Later, I considered Plato’s model of the mind, alongside the Buddhist and Stoic philosophies of mind.
Into this mix, at some point, Attachment theory arrived, and that helped to make more sense of the mix. Attachment theory and Object relations theory eventually formed the core of my model of the mother-baby dyad, and the way in which the mind of the baby was born out of the interpenetration (or overlapping interactions) of the physical baby and the cultural mother.
And this gave rise to a greater awareness of the individual counselling client as a ‘social individual’, who is ‘wired up’ (neurologically) by social stories to be a creature of habit, living out of historic scripts; and viewing the world through non-conscious frames which dictate how things ‘show up’ in their automatic (cumulative-interpretive) apprehension of the external world.
As these developments were reaching fruition, I also discovered the insights of interpersonal neurobiology (IPNB – Siegel 2015) and Affect Regulation Theory (Hill, 2015).
But even beyond those developments, I also became increasingly aware that, because we are body-minds, our experience of sleep, diet, exercise, alcohol, water consumption, and socio-economic circumstances – (in addition to current and historic relationships) – have as much to do with our emotional disturbances (very often) as do our psychological habits of mind.
And in Appendix E, Renata Taylor-Byrne presents compelling evidence, from reliable sources, that anti-depressants are not nearly as effective as has been claimed; that drug companies hide negative trial results; that the real pills often fail to outperform placebo (sugar) pills; that the real pills are often totally ineffective; that they seem to be addictive, and difficult to get off in some cases; and they have serious side effects (in some cases involving suicidal ideation). And in addition, we agree with those theorists who have argued that physical exercise is at least as effective as anti-depressants; and also that some forms of dietary change can and do reduce and/or eliminate depression. (See Appendices E and F, below).

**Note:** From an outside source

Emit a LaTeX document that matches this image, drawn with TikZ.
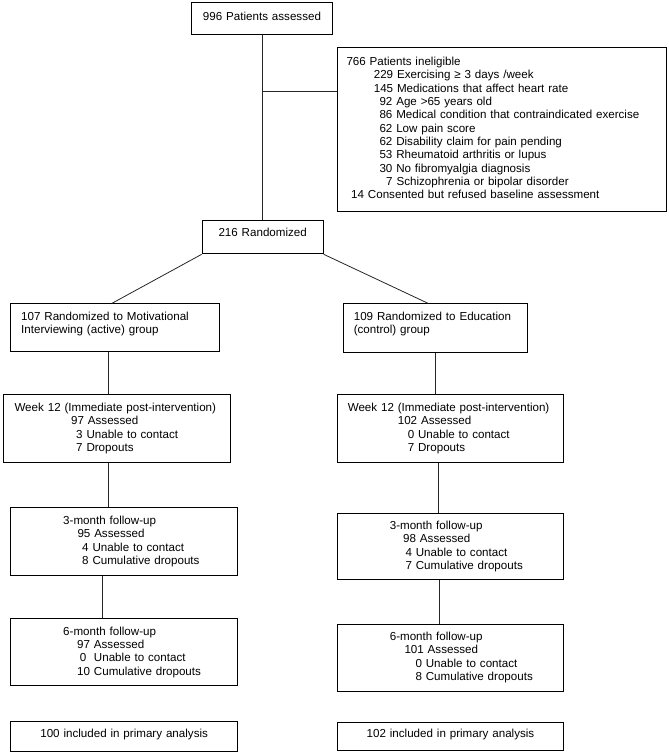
\documentclass[tikz,border=0pt]{standalone}
\usepackage{fontspec}
\setmainfont{Liberation Sans}
\tikzset{
    mybox/.style = {rectangle, draw=black, line width=1pt, anchor=north west, inner ysep=0pt, align=left, font=\fontsize{11.6}{13.33}\selectfont, text=black},
    myboxc/.style = {mybox, align=center},
    edgen/.style = {-, line width=0.8pt, black!85},
}

\begin{document}
\begin{tikzpicture}[x=1pt, y=-1pt]
  \useasboundingbox (0,0) rectangle (669,756);

  % screening
  \node[myboxc, text width=133pt, inner xsep=4pt, text height=18pt, text depth=13.5pt] (assess) at (191,2) {996 Patients assessed};
  \node[mybox, text width=310.4pt, inner xsep=9.3pt, text height=17.7pt, text depth=146pt] (inel) at (336.7,47.3)
    {766 Patients ineligible\\
     \hspace*{27.3pt}229 Exercising ≥ 3 days /week\\
     \hspace*{27.3pt}145 Medications that affect heart rate\\
     \hspace*{33pt}92 Age >65 years old\\
     \hspace*{33pt}86 Medical condition that contraindicated exercise\\
     \hspace*{33pt}62 Low pain score\\
     \hspace*{33pt}62 Disability claim for pain pending\\
     \hspace*{33pt}53 Rheumatoid arthritis or lupus\\
     \hspace*{33pt}30 No fibromyalgia diagnosis\\
     \hspace*{39.7pt}7 Schizophrenia or bipolar disorder\\
     \hspace*{4.7pt}14 Consented but refused baseline assessment};
  \node[myboxc, text width=113pt, inner xsep=4pt, text height=15.7pt, text depth=17.3pt] (rand) at (201.7,220.3) {216 Randomized};

  % groups
  \node[mybox, text width=187.6pt, inner xsep=10.7pt, text height=16.4pt, text depth=31.6pt] (grpA) at (10,303.3)
    {107 Randomized to Motivational\\ Interviewing (active) group};
  \node[mybox, text width=163.4pt, inner xsep=10pt, text height=16.4pt, text depth=32pt] (grpB) at (343.3,303.3)
    {109 Randomized to Education\\ (control) group};

  % week 12
  \node[mybox, text width=205.3pt, inner xsep=10.7pt, text height=17pt, text depth=51pt] (weekA) at (3.3,394)
    {Week 12 (Immediate post-intervention)\\
     \hspace*{56.7pt}97 Assessed\\
     \hspace*{61.7pt}3 Unable to contact\\
     \hspace*{61.7pt}7 Dropouts};
  \node[mybox, text width=205.4pt, inner xsep=10.6pt, text height=17pt, text depth=51pt] (weekB) at (336.7,394)
    {Week 12 (Immediate post-intervention)\\
     \hspace*{50pt}102 Assessed\\
     \hspace*{60pt}0 Unable to contact\\
     \hspace*{60pt}7 Dropouts};

  % follow-ups
  \node[mybox, text width=207.3pt, inner xsep=10pt, text height=16.7pt, text depth=51pt] (mthreeA) at (10,507.3)
    {\hspace*{42.7pt}3-month follow-up\\
     \hspace*{57pt}95 Assessed\\
     \hspace*{61.7pt}4 Unable to contact\\
     \hspace*{61.7pt}8 Cumulative dropouts};
  \node[mybox, text width=206.6pt, inner xsep=10pt, text height=16.3pt, text depth=50.3pt] (mthreeB) at (336.7,512.7)
    {\hspace*{42.6pt}3-month follow-up\\
     \hspace*{56pt}98 Assessed\\
     \hspace*{58.3pt}4 Unable to contact\\
     \hspace*{58.3pt}7 Cumulative dropouts};
  \node[mybox, text width=207.3pt, inner xsep=10pt, text height=16.4pt, text depth=50.3pt] (msixA) at (10,618.3)
    {\hspace*{42.7pt}6-month follow-up\\
     \hspace*{56.7pt}97 Assessed\\
     \hspace*{59.3pt}0\ \ Unable to contact\\
     \hspace*{56.7pt}10 Cumulative dropouts};
  \node[mybox, text width=206.6pt, inner xsep=10pt, text height=16pt, text depth=51pt] (msixB) at (336.7,624)
    {\hspace*{42.6pt}6-month follow-up\\
     \hspace*{57.3pt}101 Assessed\\
     \hspace*{68.3pt}0 Unable to contact\\
     \hspace*{68.3pt}8 Cumulative dropouts};

  % analysis
  \node[myboxc, text width=219.3pt, inner xsep=4pt, text height=16.3pt, text depth=13.4pt] (finA) at (10,721) {100 included in primary analysis};
  \node[myboxc, text width=218.6pt, inner xsep=4pt, text height=15.6pt, text depth=12.7pt] (finB) at (336.7,721.7) {102 included in primary analysis};

  % connectors
  \coordinate (split) at ([yshift=-56.8pt]assess.south);
  \draw[edgen] (assess.south) -- (assess.south |- rand.north);
  \draw[edgen] (split) -- (split -| inel.west);
  \draw[edgen] (rand.south west) -- ([xshift=102pt]grpA.north west);
  \draw[edgen] (rand.south east) -- ([xshift=84.7pt]grpB.north west);
  \draw[edgen] ([xshift=98.7pt]grpA.south west) -- ([xshift=105.4pt]weekA.north west);
  \draw[edgen] ([xshift=105.2pt]weekA.south west) -- ([xshift=98.5pt]mthreeA.north west);
  \draw[edgen] ([xshift=92.7pt]mthreeA.south west) -- ([xshift=92.7pt]msixA.north west);
  \draw[edgen] ([xshift=91.7pt]grpB.south west) -- ([xshift=98.3pt]weekB.north west);
  \draw[edgen] ([xshift=102pt]weekB.south west) -- ([xshift=102pt]mthreeB.north west);
  \draw[edgen] ([xshift=102.3pt]mthreeB.south west) -- ([xshift=102.3pt]msixB.north west);
\end{tikzpicture}
\end{document}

Counselling and therapy systems have normally ignored the convincing evidence that exercise and diet can change our emotional states. For example, in Woolfe, Dryden and Strawbridge’s (2003) book on counselling psychology, there are no references in the index to diet or physical exercise. As in the case of McLeod (2003), there is a ‘virtual postscript’ (in Chapter 29 [of 32] in Woolfe, Dryden and Strawbridge) on counselling psychology and the body – which is essentially about using bodily experience in counselling and therapy – as in breath work, and body awareness – though the chapter author (Bill Wahl) also includes a consideration of body-work as such. However, in E-CENT, we consider that touch is too problematical (ethically) to include in our system of counselling. What we do include, because it is now clearly an essential ingredient of the health and well-being of the whole-client (body-brain-mind), is awareness of the role of diet and exercise in the level of emotional disturbance of the client; and an awareness of the need to teach the client that their diet and exercise practices have a significant impact upon their emotional and behavioural performances in the world. (See Appendices E and F).
For more, please go here: E-CENT Institute, Book Preview.***
That’s all for today.
Jim Byrne, Doctor of Counselling
 Woolfe, R., Dryden, W., and Strawbridge, S. (eds) (2003) Handbook of Counselling Psychology. Second Edition. London: Sage Publications.

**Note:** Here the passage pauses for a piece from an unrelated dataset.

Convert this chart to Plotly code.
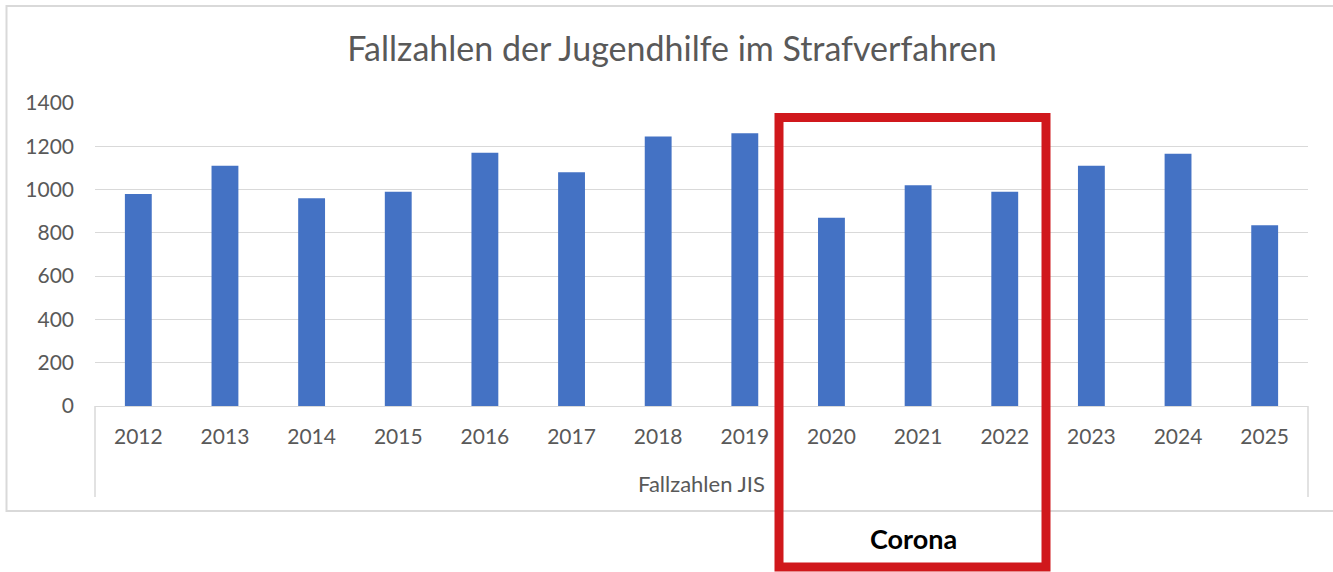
import plotly.graph_objects as go

years = ["2012", "2013", "2014", "2015", "2016", "2017", "2018",
         "2019", "2020", "2021", "2022", "2023", "2024", "2025"]
cases = [980, 1110, 960, 990, 1170, 1080, 1245, 1260, 870, 1020, 990, 1110, 1165, 835]
y_ticks = [0, 200, 400, 600, 800, 1000, 1200, 1400]
title_text = "Fallzahlen der Jugendhilfe im Strafverfahren"
group_label = "Fallzahlen JIS"
highlight_label = "Corona"

W, H = 1333, 572
L, R, T, B = 95, 1308, 103, 406  # plot area in pixels
pw, ph = R - L, B - T

def px(x):
    return (x - L) / pw

def py(y):
    return (B - y) / ph

TXT = "#595959"
FONT = "Lato"

fig = go.Figure(go.Bar(x=years, y=cases, marker=dict(color="#4472C4", line=dict(width=0))))

fig.update_layout(
    width=W, height=H,
    margin=dict(l=L, r=W - R, t=T, b=H - B),
    paper_bgcolor="white", plot_bgcolor="white",
    bargap=0.69,
    showlegend=False,
    font=dict(family=FONT, color=TXT, size=21),
    title=dict(text=title_text, x=672 / W, xanchor="center",
               y=1 - 49 / H, yanchor="middle", yref="container",
               font=dict(family=FONT, size=34, color=TXT)),
)
fig.update_yaxes(range=[0, 1400], tickvals=y_ticks, showgrid=True, gridcolor="#D9D9D9",
                 gridwidth=1, zeroline=False, showline=False, ticks="",
                 tickfont=dict(family=FONT, size=21, color=TXT), ticklabelstandoff=20)
fig.update_xaxes(type="category", showline=True, linecolor="#D9D9D9", linewidth=1,
                 ticks="", showgrid=False,
                 tickfont=dict(family=FONT, size=21, color=TXT), ticklabelstandoff=12)

shapes = [
    # outer chart border
    dict(type="rect", xref="paper", yref="paper", x0=px(6.5), x1=px(1345), y0=py(511), y1=py(6),
         line=dict(color="#D9D9D9", width=2), layer="below"),
    # category group box sides
    dict(type="line", xref="paper", yref="paper", x0=0, x1=0, y0=0, y1=py(497),
         line=dict(color="#D9D9D9", width=1.5)),
    dict(type="line", xref="paper", yref="paper", x0=1, x1=1, y0=0, y1=py(497),
         line=dict(color="#D9D9D9", width=1.5)),
    # red highlight box
    dict(type="rect", xref="paper", yref="paper", x0=px(779), x1=px(1046), y0=py(567), y1=py(117.5),
         line=dict(color="#D0181C", width=9), layer="above"),
]
annotations = [
    dict(text=group_label, xref="paper", yref="paper", x=px(701), y=py(483),
         showarrow=False, xanchor="center", yanchor="middle",
         font=dict(family=FONT, size=22, color=TXT)),
    dict(text="<b>" + highlight_label + "</b>", xref="paper", yref="paper", x=px(913), y=py(538),
         showarrow=False, xanchor="center", yanchor="middle",
         font=dict(family=FONT, size=27, color="black")),
]
fig.update_layout(shapes=shapes, annotations=annotations)

fig.write_html("out.html", config={"displayModeBar": False},
               post_script="document.body.style.margin='0';document.body.style.overflow='hidden';")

 McLeod, J. (2003) An Introduction to Counselling. Third Edition. Buckingham: Open University Press. Chapter 21 of 21; section 6 of 9 within that final chapter! No references to diet. This is the totality of his commentary on physical exercise: “The therapeutic value of physical exercise is well established. But, for the most part, counselling remains centred on talking rather than doing”. (Page 523 of 527!)